More than 100 Nobel laureates, including the Dalai Lama, penned an open letter to world leaders on Wednesday, the eve of 2021 Earth Day, to urge them to adopt the treaty and “avoid a climate catastrophe by stopping the expansion of oil, gas and coal.” The treaty builds on the Paris Climate Agreement, which does not address oil, gas or coal.
The resolution introduced by City Councilman Paul Koretz, which is subject to the approval of Mayor Eric Garcetti, would make Los Angeles the first U.S. city to formally endorse the fossil fuel non-proliferation treaty.
The resolution also calls the non-binding Paris Climate Agreement “unfortunately weak” and cites the agreement’s silence on coal, oil and gas, noting that the actions of governments across the world could undo L.A.’s work to reduce greenhouse gas emissions.
“Global governments and the fossil fuel industry are currently planning to produce about 120% more emissions by 2030 than what is allowable to limit warming to 1.5 degrees C and avert catastrophic climate disruption, and such plans risk undoing the work of Los Angeles to reduce GHG emissions,” the resolution says.
LA Sanitation and Environment, the lead agency for the city’s environmental programs and initiatives, on Wednesday released its first report on community greenhouse gas emissions. The report focused on 2018 and found that during that year, L.A. reduced its community emission by 24% compared to its 1990 baseline emissions.
The report attributes the achievement to various policies and sustainability programs implemented by the city.

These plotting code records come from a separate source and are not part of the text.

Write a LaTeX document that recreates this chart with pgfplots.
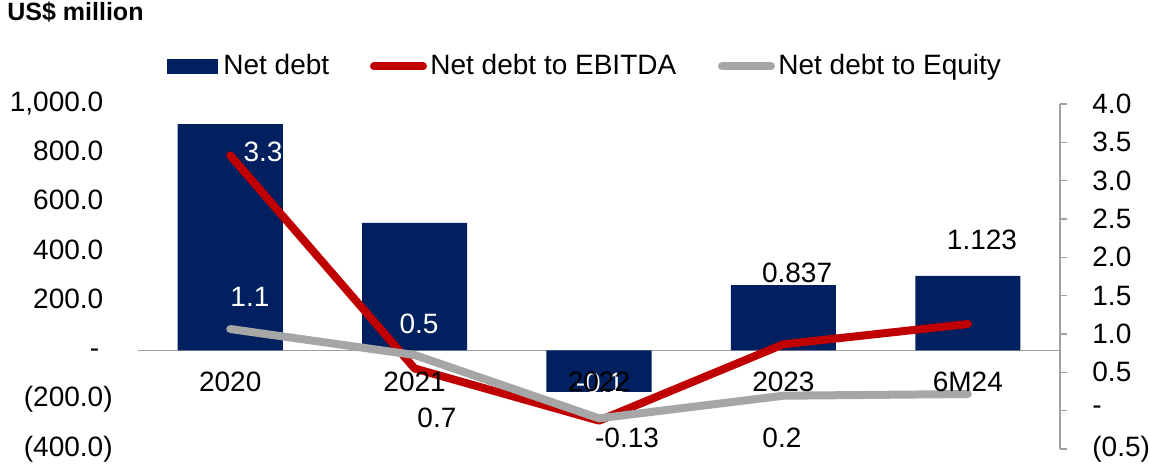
\documentclass[border=0pt]{standalone}
\usepackage{fontspec}
\setmainfont{Liberation Sans}
\usepackage{pgfplots}
\pgfplotsset{compat=1.18}
\definecolor{navy}{RGB}{0,32,96}
\definecolor{debtred}{RGB}{192,0,0}
\definecolor{eqgray}{RGB}{166,166,166}
\definecolor{axgray}{RGB}{160,160,160}
\newcommand{\lbl}{\fontsize{14}{16.8}\selectfont}

\begin{document}
\begin{tikzpicture}
\useasboundingbox (0,0) rectangle (575pt,236pt);

% left axis: net debt bars (US$ million)
\begin{axis}[
  at={(69pt,11.5pt)}, anchor=south west, scale only axis,
  width=461pt, height=172.5pt,
  xmin=-0.5, xmax=4.5, ymin=-400, ymax=1000,
  axis x line*=middle, axis y line*=left,
  y axis line style={draw=none},
  x axis line style={draw=axgray, line width=0.8pt},
  major tick length=0pt,
  xtick=\empty,
  ytick={-400,-200,0,200,400,600,800,1000},
  yticklabels={(400.0),(200.0),{-\hspace{2pt}\phantom{)}},{200.0\phantom{)}},{400.0\phantom{)}},{600.0\phantom{)}},{800.0\phantom{)}},{1,000.0\phantom{)}}},
  yticklabel style={anchor=east, inner sep=0pt, xshift=-12.5pt, font=\lbl},
  clip=false,
]
\addplot[ybar, bar width=0.57, fill=navy, draw=none] coordinates {
  (0,918) (1,518) (2,-168) (3,265) (4,303)};
% white label on the 2022 bar (the category label is drawn over it later)
\node[white, font=\lbl, inner sep=0pt] at (axis cs:2.005,-132) {-0.1};
\end{axis}

% right axis: ratios
\begin{axis}[
  at={(69pt,11.5pt)}, anchor=south west, scale only axis,
  width=461pt, height=172.5pt,
  xmin=-0.5, xmax=4.5, ymin=-0.5, ymax=4,
  axis x line=none, axis y line*=right,
  y axis line style={draw=axgray, line width=0.6pt},
  tick align=outside, major tick length=3.5pt,
  ytick style={draw=axgray, line width=0.6pt},
  ytick={-0.5,0,0.5,1,1.5,2,2.5,3,3.5,4},
  yticklabels={(0.5),-,0.5,1.0,1.5,2.0,2.5,3.0,3.5,4.0},
  yticklabel style={anchor=west, inner sep=0pt, xshift=12.5pt, font=\lbl},
  clip=false,
]
\addplot[debtred, line width=4pt, line cap=round, line join=round] coordinates {
  (0,3.33) (1,0.55) (2,-0.13) (3,0.866) (4,1.13)};
\addplot[eqgray, line width=4pt, line cap=round, line join=round] coordinates {
  (0,1.065) (1,0.726) (2,-0.10) (3,0.195) (4,0.217)};
% data labels
\node[white, font=\lbl, inner sep=0pt] at (axis cs:0.178,3.374) {3.3};
\node[white, font=\lbl, inner sep=0pt] at (axis cs:0.107,1.483) {1.1};
\node[white, font=\lbl, inner sep=0pt] at (axis cs:1.024,1.131) {0.5};
\node[black, font=\lbl, inner sep=0pt] at (axis cs:1.121,-0.096) {0.7};
\node[black, font=\lbl, inner sep=0pt] at (axis cs:2.152,-0.357) {-0.13};
\node[black, font=\lbl, inner sep=0pt] at (axis cs:2.992,-0.357) {0.2};
\node[black, font=\lbl, inner sep=0pt] at (axis cs:3.074,1.796) {0.837};
\node[black, font=\lbl, inner sep=0pt] at (axis cs:4.077,2.226) {1.123};
\end{axis}

% category labels, drawn last so they sit over bars and lines
\begin{axis}[
  at={(69pt,11.5pt)}, anchor=south west, scale only axis,
  width=461pt, height=172.5pt,
  xmin=-0.5, xmax=4.5, ymin=-0.5, ymax=4,
  axis x line*=bottom, axis y line=none,
  x axis line style={draw=none},
  xtick={0,1,2,3,4}, xticklabels={2020,2021,2022,2023,6M24},
  xtick style={draw=none}, major tick length=0pt,
  xticklabel style={anchor=center, yshift=33.5pt, font=\lbl},
]
\end{axis}

% title
\node[anchor=base west, inner sep=0pt, font=\bfseries\fontsize{12.5}{15}\selectfont] at (3.5pt,225.6pt) {US\$ million};

% legend
\fill[navy] (83.5pt,199pt) rectangle (109pt,206.5pt);
\node[anchor=base west, inner sep=0pt, font=\lbl] at (111.5pt,198.5pt) {Net debt};
\draw[debtred, line width=4pt, line cap=round] (187pt,202.75pt) -- (211.5pt,202.75pt);
\node[anchor=base west, inner sep=0pt, font=\lbl] at (215pt,198.5pt) {Net debt to EBITDA};
\draw[eqgray, line width=4pt, line cap=round] (361pt,202.75pt) -- (385.5pt,202.75pt);
\node[anchor=base west, inner sep=0pt, font=\lbl] at (389pt,198.5pt) {Net debt to Equity};
\end{tikzpicture}
\end{document}
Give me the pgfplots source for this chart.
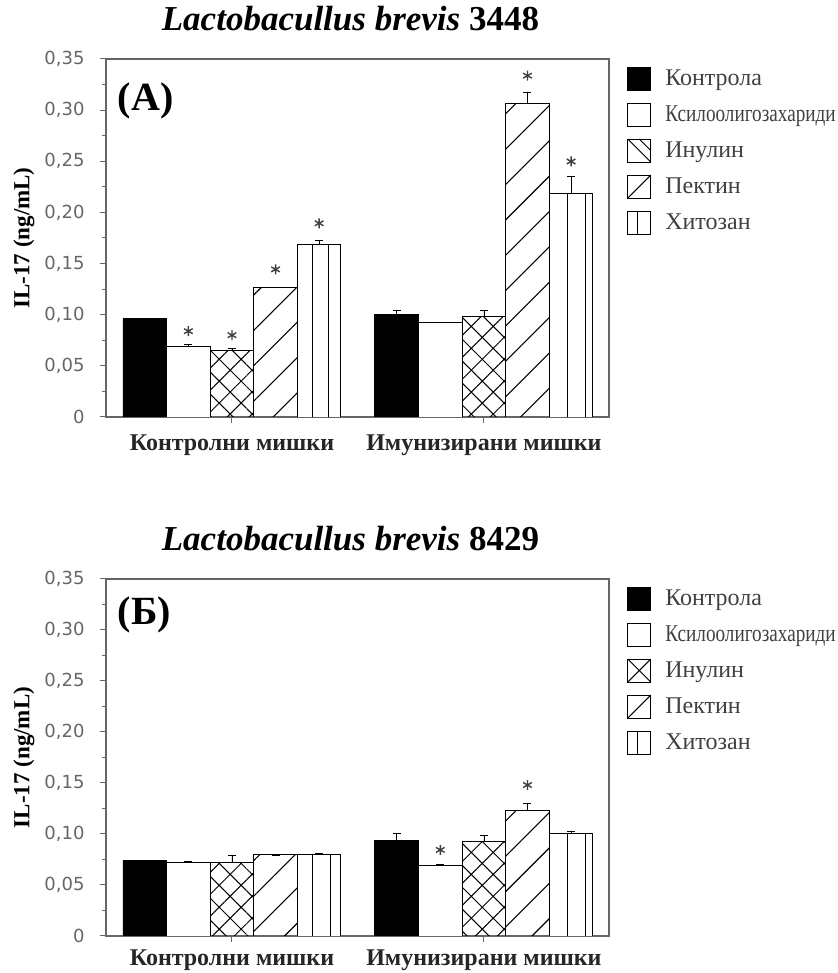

“Los Angeles has long been a global leader in climate action and has been hard at work developing policies and initiatives to reduce its contribution to climate change. This report highlights the impacts these efforts have had in reducing the city’s overall carbon footprint,” Garcetti said. “There is still a lot of work to be done, but it goes to show the change we can make when we come together and work hard for a better future.”
Koretz noted the work the city has done to reduce greenhouse gas emissions — through the Green New Deal efforts, the newly created Climate Emergency Mobilization Office, the L.A. 100% Renewable Energy effort, and efforts to end oil drilling in Los Angeles neighborhoods.
Koretz also told his fellow council members before the vote that L.A. needs to do more “to keep our fragile planet well under the essential and safer 1.5 degrees Celsius of warming. The extreme storms and extreme drought we’re facing right now here in L.A., and our extreme fire storms, are getting much worse and more costly in lives lost and cleanup costs.”
The resolution reaffirms the city’s commitment to go further than the Paris Climate Agreement and comes days after Garcetti moved up the city’s timeline to get to 80% renewable energy and 97% carbon-free energy by 2030, six years ahead of the city’s previous commitment. He also committed to getting the city to the 100% carbon-free energy mark by 2035, which is 10 years ahead of schedule.